The United States-based arm of leading crypto exchange FTX has entered into a new deal that would see it provide embattled crypto lender, BlockFi, a $400 million credit facility.
According to available information, the credit facility will be used to help improve the company’s current financial status.
The deal was announced by BlockFi’s Chief Executive Officer, Zac Prince in a Twitter thread on Friday.
Prince revealed that aside from the provision of the credit facility, another primary implication of the deal is that FTX now has the option to acquire BlockFi at a price of up to $240 million based on performance triggers.
He wrote that,
This, together with other potential consideration, represents a total value of up to $680M. We have not drawn on this credit facility to date and have continued to operate all our products and services normally. In fact, we raised interest rates, effective today.
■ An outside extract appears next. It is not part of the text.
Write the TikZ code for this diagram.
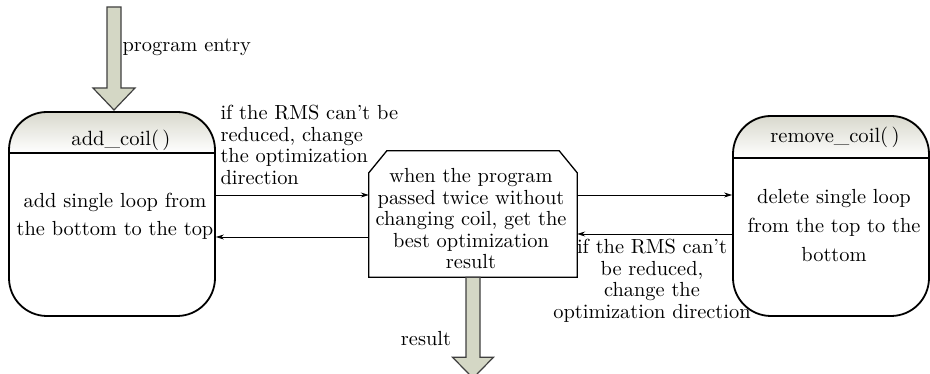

The numbers agreed to in the deal sum up the recent troubles facing BlockFi. Recently, the company was valued at $2 billion, a figure that is eight times higher than the amount FTX could now acquire it for.
How BlockFi Got Here
Speaking on the factors that brought the company to its knees, Prince named the recent crypto market crash alongside the spate of issues currently facing Celsius Network and Three Arrows Capital.
According to him, the issues with these firms resulted in a situation where a significant majority of its clients started withdrawing their funds from the platform.
He added that the company has recorded roughly $80 million in losses due to the crisis.
Celsius Network had paused withdrawals in June citing extreme market conditions. Later in the month, a court ordered the liquidation of Three Arrow Capitals.
FTX on a Mission to Save Crypto Firms
Sam Bankman-Fried, in an interview, hinted that his firms could be open to giving “bailouts” to embattled crypto firms.
FTX had also reportedly backed out of a deal to acquire Celsius Network because the crypto lender had $2 billion unaccounted for on its balance sheet.